According to Holiday, building brand awareness works regardless of the type of attention received. People like stories, period, and they’ll chase something of interest just to see what the fuss is about. If the story is outrageous, all the better. Outrage pushes the story across the interest and then the company gets to apologize, which forces the message out again through a second news cycle.
While working at American Apparel, Holiday constantly peddled advertisements that bordered on pornographic. Blogs such as Jezebel and Gawker would pick up the ads, point out how horrible they were and then A.A. would retract them and apologize. Every blog post was free advertising for the clothing company.

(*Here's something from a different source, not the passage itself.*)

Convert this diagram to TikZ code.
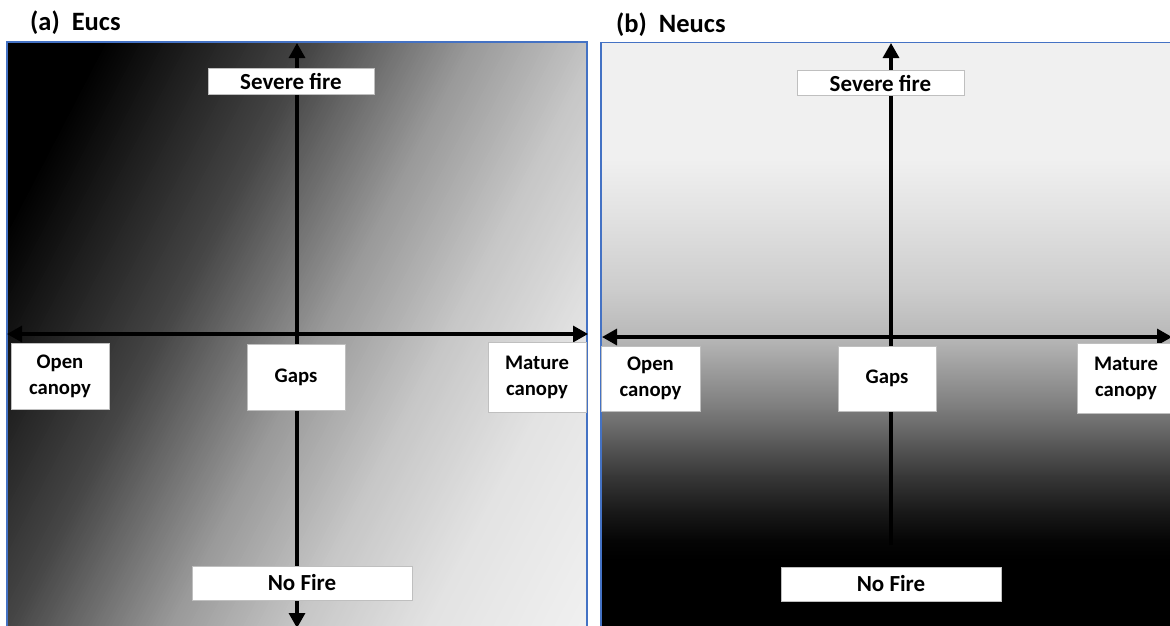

“Another time I had some promotional images for a Halloween campaign I … couldn’t use, because of copyright concerns,” Holiday wrote in Trust Me I’m Lying. “I still wanted them seen, so I had one of my employees e-mail them to Jezebel and Gawker and write, ‘I shouldn’t be doing this but I found some secret images on the American Apparel server and here they were.’ The post based on this lie did ninety thousand views.”
In this way Holiday secured a free ad buy for American Apparel just before Halloween. When you view the big, tone-deaf advertisement screw ups of the internet age with a cynical eye, a lot of seemingly stupid behavior begins to make sense. Take, for example, that time Urban Outfitters sold a limited edition Kent State sweatshirt covered in fake blood.
Urban Outfitters obviously meant to evoke the tragedy of the 1970 Kent State shooting to push a few $129 sweatshirts. People got pissed, shared the story across social media and pulled the sweatshirts with an apology days later. This was one of those sweet times where the apology was just a big a story as the initial offering. Even the fucking Washington Post ran the retraction.
Pepsi enjoyed unprecedented coverage in the wake of its awful ad. The internet took it apart, put it back together and repackaged it into hilarious memes. Saturday Night Live ran a skit based on the ad complete with hundreds of Pepsi logos. I wonder if PesiCo paid for the time or just got three minutes of advertising on America’s favorite comedy program for free.
People who love Pepsi won’t stop drinking it because of this ad. People who hate Pepsi will continue to hate it. There’s no mass movement to boycott the company and all the hundreds of things it produces. All that happened was Pepsi got its logo in front of millions of people and will do for another week or so.
The company’s numbers won’t slump and might — in fact — enjoy a slight bump as people addled by brand overload reach for a Pepsi because their lizard brain reminds them they’ve seen that logo somewhere before recently.
Pepsi won. We all lost. Stay defiant.